## Directions
Copy the listing verbatim, excluding any images found in it.

## Data block
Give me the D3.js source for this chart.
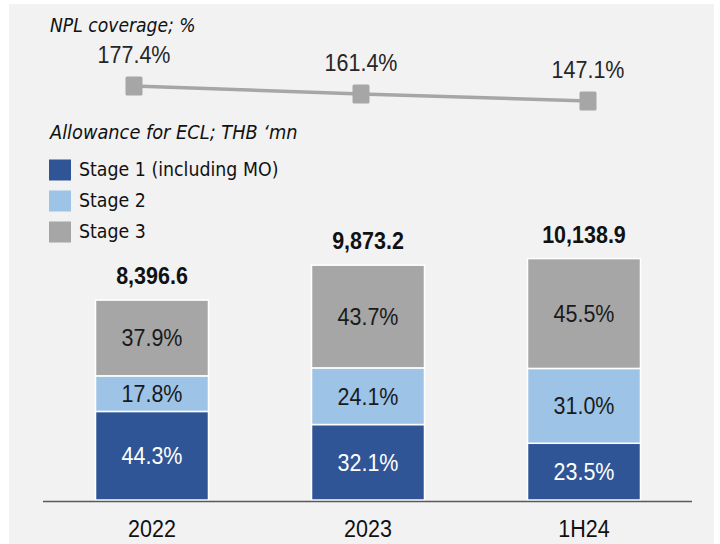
<!DOCTYPE html>
<html>
<head>
<meta charset="utf-8" />
<title>Allowance for ECL</title>
<style type="text/css">
  body { margin: 0; background: #ffffff; }
  svg { display: block; }
</style>
<script src="https://d3js.org/d3.v7.min.js"></script>
</head>
<body>
<div id="chart"></div>
<script>

// ---- data ----
var periods = ["2022", "2023", "1H24"];
var totals = [8396.6, 9873.2, 10138.9];
var totalLabels = ["8,396.6", "9,873.2", "10,138.9"];
var stage1Pct = [44.3, 32.1, 23.5];
var stage2Pct = [17.8, 24.1, 31.0];
var stage3Pct = [37.9, 43.7, 45.5];
var nplCoverage = [177.4, 161.4, 147.1];
var stageNames = ["Stage 1 (including MO)", "Stage 2", "Stage 3"];
var stageColors = ["#2f5597", "#9dc3e6", "#a6a6a6"];
var stageTextColors = ["#ffffff", "#1a1a1a", "#1a1a1a"];

var width = 720, height = 544;
var sy = 1.12; // the source picture is a little stretched vertically

var svg = d3.select("#chart")
  .append("svg")
    .attr("width", width)
    .attr("height", height);

// panel background
svg.append("rect")
  .attr("x", 9).attr("y", 4)
  .attr("width", 705).attr("height", 540)
  .attr("fill", "#f2f2f2");

function label(g, x, y, txt) {
  return g.append("text")
    .attr("transform", "translate(" + x + "," + y + ") scale(1," + sy + ")")
    .text(txt);
}

// ---- stacked bars ----
var x = d3.scaleBand()
  .domain(periods)
  .range([44, 692])
  .paddingInner(0.477)
  .paddingOuter(0.2385);

var y = d3.scaleLinear()
  .domain([0, 10500])
  .range([500, 250]);

var rows = periods.map(function(p, i) {
  return { period: p, s1: totals[i] * stage1Pct[i] / 100,
           s2: totals[i] * stage2Pct[i] / 100,
           s3: totals[i] * stage3Pct[i] / 100,
           pct: [stage1Pct[i], stage2Pct[i], stage3Pct[i]] };
});

var stack = d3.stack().keys(["s1", "s2", "s3"]);
var series = stack(rows);

var layers = svg.append("g").selectAll("g")
  .data(series)
  .enter().append("g")
    .attr("fill", function(d, i) { return stageColors[i]; });

layers.selectAll("rect")
  .data(function(d) { return d; })
  .enter().append("rect")
    .attr("x", function(d) { return x(d.data.period); })
    .attr("y", function(d) { return y(d[1]); })
    .attr("width", x.bandwidth())
    .attr("height", function(d) { return y(d[0]) - y(d[1]); })
    .attr("stroke", "#ffffff")
    .attr("stroke-width", 1.5);

// percentage labels inside segments
series.forEach(function(s, si) {
  s.forEach(function(d, j) {
    var cx = x(d.data.period) + x.bandwidth() / 2;
    var cy = (y(d[0]) + y(d[1])) / 2;
    label(svg, cx, cy + 8.5, d.data.pct[si].toFixed(1) + "%")
      .attr("text-anchor", "middle")
      .attr("font-family", "'Liberation Sans', Arial, sans-serif")
      .attr("font-size", "21.5px")
      .attr("fill", stageTextColors[si]);
  });
});

// totals on top
periods.forEach(function(p, i) {
  label(svg, x(p) + x.bandwidth() / 2, y(totals[i]) - 16, totalLabels[i])
    .attr("text-anchor", "middle")
    .attr("font-family", "'Liberation Sans', Arial, sans-serif")
    .attr("font-weight", "bold")
    .attr("font-size", "21.5px")
    .attr("fill", "#111111");
});

// baseline axis
svg.append("line")
  .attr("x1", 43).attr("x2", 692)
  .attr("y1", 501.5).attr("y2", 501.5)
  .attr("stroke", "#595959")
  .attr("stroke-width", 1.5);

periods.forEach(function(p) {
  label(svg, x(p) + x.bandwidth() / 2, 536.5, p)
    .attr("text-anchor", "middle")
    .attr("font-family", "'Liberation Sans', Arial, sans-serif")
    .attr("font-size", "21.5px")
    .attr("fill", "#111111");
});

// ---- NPL coverage line ----
var lx = d3.scalePoint()
  .domain(periods)
  .range([134, 588]);

var ly = d3.scaleLinear()
  .domain([100, 200])
  .range([124.3, 74.8]);

var linePts = periods.map(function(p, i) { return { period: p, v: nplCoverage[i] }; });

svg.append("path")
  .datum(linePts)
  .attr("fill", "none")
  .attr("stroke", "#a6a6a6")
  .attr("stroke-width", 3.5)
  .attr("d", d3.line()
    .x(function(d) { return lx(d.period); })
    .y(function(d) { return ly(d.v); }));

svg.selectAll(".marker")
  .data(linePts)
  .enter().append("rect")
    .attr("class", "marker")
    .attr("x", function(d) { return lx(d.period) - 8.5; })
    .attr("y", function(d) { return ly(d.v) - 9.5; })
    .attr("width", 17)
    .attr("height", 19)
    .attr("rx", 1.5)
    .attr("fill", "#a6a6a6");

linePts.forEach(function(d) {
  label(svg, lx(d.period), ly(d.v) - 23, d.v.toFixed(1) + "%")
    .attr("text-anchor", "middle")
    .attr("font-family", "'Liberation Sans', Arial, sans-serif")
    .attr("font-size", "21.5px")
    .attr("fill", "#262626");
});

// ---- titles and legend ----
label(svg, 50, 32, "NPL coverage; %")
  .attr("font-family", "'DejaVu Sans', Verdana, sans-serif")
  .attr("font-style", "italic")
  .attr("font-size", "17.2px")
  .attr("fill", "#111111");

label(svg, 50, 139, "Allowance for ECL; THB \u2018mn")
  .attr("font-family", "'DejaVu Sans', Verdana, sans-serif")
  .attr("font-style", "italic")
  .attr("font-size", "17.8px")
  .attr("fill", "#111111");

var legend = svg.append("g");
stageNames.forEach(function(name, i) {
  var cy = 170 + i * 31;
  legend.append("rect")
    .attr("x", 49).attr("y", cy - 10.5)
    .attr("width", 22).attr("height", 21)
    .attr("fill", stageColors[i]);
  label(legend, 79, cy + 6, name)
    .attr("font-family", "'DejaVu Sans', Verdana, sans-serif")
    .attr("font-size", "17.4px")
    .attr("fill", "#111111");
});

</script>
</body>
</html>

## Task output
Give me the D3.js source for this chart.
<!DOCTYPE html>
<html>
<head>
<meta charset="utf-8" />
<title>Allowance for ECL</title>
<style type="text/css">
  body { margin: 0; background: #ffffff; }
  svg { display: block; }
</style>
<script src="https://d3js.org/d3.v7.min.js"></script>
</head>
<body>
<div id="chart"></div>
<script>

// ---- data ----
var periods = ["2022", "2023", "1H24"];
var totals = [8396.6, 9873.2, 10138.9];
var totalLabels = ["8,396.6", "9,873.2", "10,138.9"];
var stage1Pct = [44.3, 32.1, 23.5];
var stage2Pct = [17.8, 24.1, 31.0];
var stage3Pct = [37.9, 43.7, 45.5];
var nplCoverage = [177.4, 161.4, 147.1];
var stageNames = ["Stage 1 (including MO)", "Stage 2", "Stage 3"];
var stageColors = ["#2f5597", "#9dc3e6", "#a6a6a6"];
var stageTextColors = ["#ffffff", "#1a1a1a", "#1a1a1a"];

var width = 720, height = 544;
var sy = 1.12; // the source picture is a little stretched vertically

var svg = d3.select("#chart")
  .append("svg")
    .attr("width", width)
    .attr("height", height);

// panel background
svg.append("rect")
  .attr("x", 9).attr("y", 4)
  .attr("width", 705).attr("height", 540)
  .attr("fill", "#f2f2f2");

function label(g, x, y, txt) {
  return g.append("text")
    .attr("transform", "translate(" + x + "," + y + ") scale(1," + sy + ")")
    .text(txt);
}

// ---- stacked bars ----
var x = d3.scaleBand()
  .domain(periods)
  .range([44, 692])
  .paddingInner(0.477)
  .paddingOuter(0.2385);

var y = d3.scaleLinear()
  .domain([0, 10500])
  .range([500, 250]);

var rows = periods.map(function(p, i) {
  return { period: p, s1: totals[i] * stage1Pct[i] / 100,
           s2: totals[i] * stage2Pct[i] / 100,
           s3: totals[i] * stage3Pct[i] / 100,
           pct: [stage1Pct[i], stage2Pct[i], stage3Pct[i]] };
});

var stack = d3.stack().keys(["s1", "s2", "s3"]);
var series = stack(rows);

var layers = svg.append("g").selectAll("g")
  .data(series)
  .enter().append("g")
    .attr("fill", function(d, i) { return stageColors[i]; });

layers.selectAll("rect")
  .data(function(d) { return d; })
  .enter().append("rect")
    .attr("x", function(d) { return x(d.data.period); })
    .attr("y", function(d) { return y(d[1]); })
    .attr("width", x.bandwidth())
    .attr("height", function(d) { return y(d[0]) - y(d[1]); })
    .attr("stroke", "#ffffff")
    .attr("stroke-width", 1.5);

// percentage labels inside segments
series.forEach(function(s, si) {
  s.forEach(function(d, j) {
    var cx = x(d.data.period) + x.bandwidth() / 2;
    var cy = (y(d[0]) + y(d[1])) / 2;
    label(svg, cx, cy + 8.5, d.data.pct[si].toFixed(1) + "%")
      .attr("text-anchor", "middle")
      .attr("font-family", "'Liberation Sans', Arial, sans-serif")
      .attr("font-size", "21.5px")
      .attr("fill", stageTextColors[si]);
  });
});

// totals on top
periods.forEach(function(p, i) {
  label(svg, x(p) + x.bandwidth() / 2, y(totals[i]) - 16, totalLabels[i])
    .attr("text-anchor", "middle")
    .attr("font-family", "'Liberation Sans', Arial, sans-serif")
    .attr("font-weight", "bold")
    .attr("font-size", "21.5px")
    .attr("fill", "#111111");
});

// baseline axis
svg.append("line")
  .attr("x1", 43).attr("x2", 692)
  .attr("y1", 501.5).attr("y2", 501.5)
  .attr("stroke", "#595959")
  .attr("stroke-width", 1.5);

periods.forEach(function(p) {
  label(svg, x(p) + x.bandwidth() / 2, 536.5, p)
    .attr("text-anchor", "middle")
    .attr("font-family", "'Liberation Sans', Arial, sans-serif")
    .attr("font-size", "21.5px")
    .attr("fill", "#111111");
});

// ---- NPL coverage line ----
var lx = d3.scalePoint()
  .domain(periods)
  .range([134, 588]);

var ly = d3.scaleLinear()
  .domain([100, 200])
  .range([124.3, 74.8]);

var linePts = periods.map(function(p, i) { return { period: p, v: nplCoverage[i] }; });

svg.append("path")
  .datum(linePts)
  .attr("fill", "none")
  .attr("stroke", "#a6a6a6")
  .attr("stroke-width", 3.5)
  .attr("d", d3.line()
    .x(function(d) { return lx(d.period); })
    .y(function(d) { return ly(d.v); }));

svg.selectAll(".marker")
  .data(linePts)
  .enter().append("rect")
    .attr("class", "marker")
    .attr("x", function(d) { return lx(d.period) - 8.5; })
    .attr("y", function(d) { return ly(d.v) - 9.5; })
    .attr("width", 17)
    .attr("height", 19)
    .attr("rx", 1.5)
    .attr("fill", "#a6a6a6");

linePts.forEach(function(d) {
  label(svg, lx(d.period), ly(d.v) - 23, d.v.toFixed(1) + "%")
    .attr("text-anchor", "middle")
    .attr("font-family", "'Liberation Sans', Arial, sans-serif")
    .attr("font-size", "21.5px")
    .attr("fill", "#262626");
});

// ---- titles and legend ----
label(svg, 50, 32, "NPL coverage; %")
  .attr("font-family", "'DejaVu Sans', Verdana, sans-serif")
  .attr("font-style", "italic")
  .attr("font-size", "17.2px")
  .attr("fill", "#111111");

label(svg, 50, 139, "Allowance for ECL; THB \u2018mn")
  .attr("font-family", "'DejaVu Sans', Verdana, sans-serif")
  .attr("font-style", "italic")
  .attr("font-size", "17.8px")
  .attr("fill", "#111111");

var legend = svg.append("g");
stageNames.forEach(function(name, i) {
  var cy = 170 + i * 31;
  legend.append("rect")
    .attr("x", 49).attr("y", cy - 10.5)
    .attr("width", 22).attr("height", 21)
    .attr("fill", stageColors[i]);
  label(legend, 79, cy + 6, name)
    .attr("font-family", "'DejaVu Sans', Verdana, sans-serif")
    .attr("font-size", "17.4px")
    .attr("fill", "#111111");
});

</script>
</body>
</html>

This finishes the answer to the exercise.